## Information supplied
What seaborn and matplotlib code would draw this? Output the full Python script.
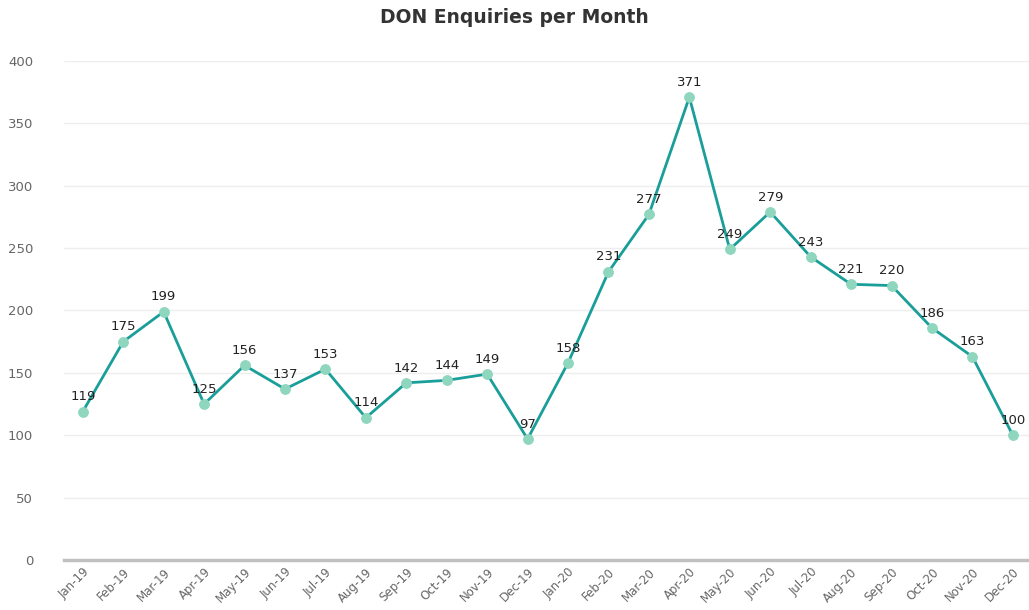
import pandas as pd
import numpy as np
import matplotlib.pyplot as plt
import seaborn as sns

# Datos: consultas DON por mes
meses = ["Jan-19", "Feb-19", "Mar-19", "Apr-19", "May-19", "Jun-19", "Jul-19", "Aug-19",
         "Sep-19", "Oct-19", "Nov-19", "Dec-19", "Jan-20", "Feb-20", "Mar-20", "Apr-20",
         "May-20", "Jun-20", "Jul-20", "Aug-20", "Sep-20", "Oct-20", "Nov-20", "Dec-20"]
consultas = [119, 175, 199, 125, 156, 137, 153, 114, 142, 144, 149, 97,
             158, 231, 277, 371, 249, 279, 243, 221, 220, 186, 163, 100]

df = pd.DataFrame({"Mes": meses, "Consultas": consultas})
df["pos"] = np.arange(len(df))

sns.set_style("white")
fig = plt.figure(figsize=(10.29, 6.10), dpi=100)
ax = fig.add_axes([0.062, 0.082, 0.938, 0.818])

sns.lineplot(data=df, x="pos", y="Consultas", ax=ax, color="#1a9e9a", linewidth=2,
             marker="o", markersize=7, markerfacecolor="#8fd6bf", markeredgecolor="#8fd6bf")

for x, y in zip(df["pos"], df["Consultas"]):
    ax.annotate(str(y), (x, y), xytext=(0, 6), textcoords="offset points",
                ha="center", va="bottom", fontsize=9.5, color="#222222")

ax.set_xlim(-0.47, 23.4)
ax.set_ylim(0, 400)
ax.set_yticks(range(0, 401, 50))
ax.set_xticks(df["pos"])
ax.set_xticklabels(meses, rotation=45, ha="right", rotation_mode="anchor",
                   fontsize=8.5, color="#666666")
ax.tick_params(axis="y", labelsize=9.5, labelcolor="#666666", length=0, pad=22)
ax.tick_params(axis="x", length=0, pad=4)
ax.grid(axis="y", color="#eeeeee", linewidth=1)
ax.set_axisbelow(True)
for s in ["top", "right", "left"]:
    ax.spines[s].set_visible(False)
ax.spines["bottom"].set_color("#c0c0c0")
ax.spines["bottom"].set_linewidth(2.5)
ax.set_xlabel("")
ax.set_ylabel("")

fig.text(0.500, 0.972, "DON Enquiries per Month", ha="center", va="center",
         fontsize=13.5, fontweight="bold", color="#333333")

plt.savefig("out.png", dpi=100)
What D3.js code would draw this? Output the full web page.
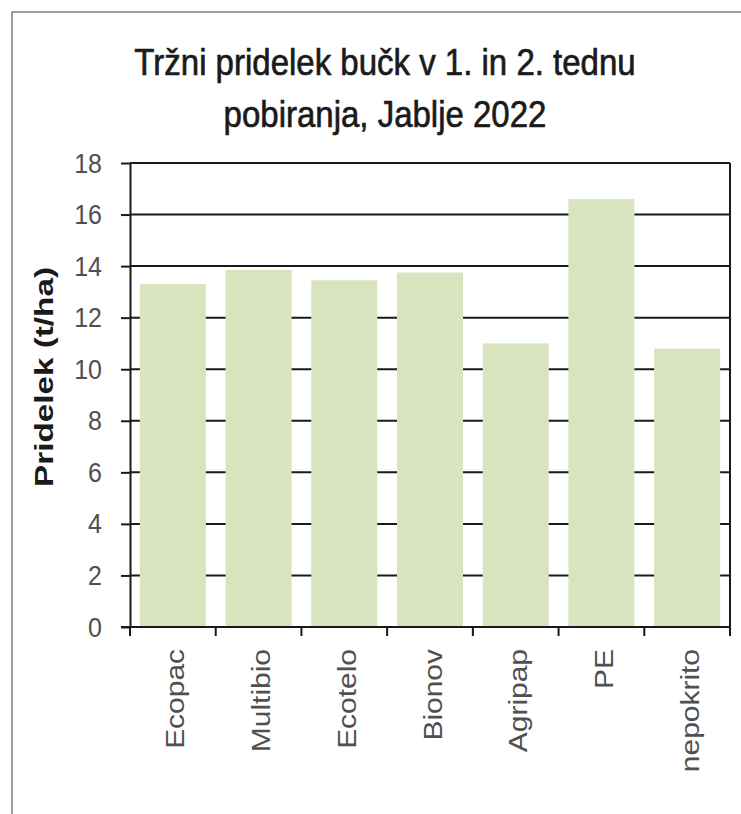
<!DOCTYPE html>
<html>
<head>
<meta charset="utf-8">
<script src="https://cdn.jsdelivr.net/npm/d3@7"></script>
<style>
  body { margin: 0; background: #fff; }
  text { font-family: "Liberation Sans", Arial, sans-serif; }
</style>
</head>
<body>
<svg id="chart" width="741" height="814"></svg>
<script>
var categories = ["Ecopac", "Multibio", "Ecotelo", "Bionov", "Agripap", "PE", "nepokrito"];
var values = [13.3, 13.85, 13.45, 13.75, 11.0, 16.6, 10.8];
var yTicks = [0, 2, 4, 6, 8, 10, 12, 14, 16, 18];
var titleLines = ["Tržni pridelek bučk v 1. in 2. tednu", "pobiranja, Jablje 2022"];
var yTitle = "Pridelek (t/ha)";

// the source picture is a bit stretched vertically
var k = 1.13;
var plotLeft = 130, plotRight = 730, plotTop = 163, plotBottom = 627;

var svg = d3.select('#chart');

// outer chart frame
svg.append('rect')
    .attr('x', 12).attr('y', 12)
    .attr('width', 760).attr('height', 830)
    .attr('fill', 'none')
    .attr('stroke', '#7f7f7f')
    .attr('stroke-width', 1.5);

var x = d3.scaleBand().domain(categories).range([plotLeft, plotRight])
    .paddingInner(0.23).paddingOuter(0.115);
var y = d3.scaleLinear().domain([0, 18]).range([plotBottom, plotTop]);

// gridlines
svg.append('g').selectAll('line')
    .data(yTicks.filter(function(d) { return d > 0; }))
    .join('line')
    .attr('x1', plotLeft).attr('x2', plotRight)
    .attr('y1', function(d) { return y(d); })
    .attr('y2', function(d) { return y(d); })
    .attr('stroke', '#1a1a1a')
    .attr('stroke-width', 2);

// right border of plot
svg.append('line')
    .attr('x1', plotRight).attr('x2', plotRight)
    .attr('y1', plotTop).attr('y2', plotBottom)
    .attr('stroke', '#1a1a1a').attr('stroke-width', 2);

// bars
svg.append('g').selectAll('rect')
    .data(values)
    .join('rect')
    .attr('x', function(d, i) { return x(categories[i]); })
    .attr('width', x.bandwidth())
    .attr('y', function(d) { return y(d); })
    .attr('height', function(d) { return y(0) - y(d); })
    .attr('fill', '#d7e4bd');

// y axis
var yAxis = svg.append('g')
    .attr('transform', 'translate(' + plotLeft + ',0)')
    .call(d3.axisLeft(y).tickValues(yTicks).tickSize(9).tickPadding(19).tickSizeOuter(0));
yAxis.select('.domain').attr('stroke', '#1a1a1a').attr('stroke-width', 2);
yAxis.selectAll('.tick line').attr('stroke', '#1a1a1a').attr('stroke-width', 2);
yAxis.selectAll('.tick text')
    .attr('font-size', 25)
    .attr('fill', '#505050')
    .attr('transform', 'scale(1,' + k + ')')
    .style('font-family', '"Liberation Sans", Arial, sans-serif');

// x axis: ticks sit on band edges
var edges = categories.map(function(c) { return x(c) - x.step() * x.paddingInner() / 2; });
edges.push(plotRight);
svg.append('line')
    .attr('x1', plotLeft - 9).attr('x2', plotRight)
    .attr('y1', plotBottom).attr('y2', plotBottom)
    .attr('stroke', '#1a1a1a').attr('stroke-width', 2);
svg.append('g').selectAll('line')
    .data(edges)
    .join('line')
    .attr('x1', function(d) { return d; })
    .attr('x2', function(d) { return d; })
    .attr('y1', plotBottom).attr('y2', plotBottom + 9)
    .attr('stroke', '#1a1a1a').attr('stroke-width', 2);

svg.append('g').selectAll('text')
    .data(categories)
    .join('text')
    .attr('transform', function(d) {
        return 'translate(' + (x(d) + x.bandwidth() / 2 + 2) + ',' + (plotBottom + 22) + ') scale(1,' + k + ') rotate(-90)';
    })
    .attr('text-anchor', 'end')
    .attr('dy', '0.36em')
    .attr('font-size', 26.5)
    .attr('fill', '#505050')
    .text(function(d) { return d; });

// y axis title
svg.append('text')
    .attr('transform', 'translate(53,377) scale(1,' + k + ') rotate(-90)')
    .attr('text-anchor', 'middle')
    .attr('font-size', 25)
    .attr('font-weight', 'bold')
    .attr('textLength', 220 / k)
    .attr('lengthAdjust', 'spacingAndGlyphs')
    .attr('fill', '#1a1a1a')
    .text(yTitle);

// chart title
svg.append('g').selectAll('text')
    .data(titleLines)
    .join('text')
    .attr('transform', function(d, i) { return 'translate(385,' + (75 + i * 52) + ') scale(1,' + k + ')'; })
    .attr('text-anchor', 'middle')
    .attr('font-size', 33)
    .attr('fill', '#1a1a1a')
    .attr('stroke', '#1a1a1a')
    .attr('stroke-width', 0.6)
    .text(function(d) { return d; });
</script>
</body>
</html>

## The request
Return only the lines running from the start of the entries above to the line that contains "ax = fig.add_axes([0.062, 0.082, 0.938, 0.818])", inclusive, and omit every picture.

## Solved exercise
What seaborn and matplotlib code would draw this? Output the full Python script.
import pandas as pd
import numpy as np
import matplotlib.pyplot as plt
import seaborn as sns

# Datos: consultas DON por mes
meses = ["Jan-19", "Feb-19", "Mar-19", "Apr-19", "May-19", "Jun-19", "Jul-19", "Aug-19",
         "Sep-19", "Oct-19", "Nov-19", "Dec-19", "Jan-20", "Feb-20", "Mar-20", "Apr-20",
         "May-20", "Jun-20", "Jul-20", "Aug-20", "Sep-20", "Oct-20", "Nov-20", "Dec-20"]
consultas = [119, 175, 199, 125, 156, 137, 153, 114, 142, 144, 149, 97,
             158, 231, 277, 371, 249, 279, 243, 221, 220, 186, 163, 100]

df = pd.DataFrame({"Mes": meses, "Consultas": consultas})
df["pos"] = np.arange(len(df))

sns.set_style("white")
fig = plt.figure(figsize=(10.29, 6.10), dpi=100)
ax = fig.add_axes([0.062, 0.082, 0.938, 0.818])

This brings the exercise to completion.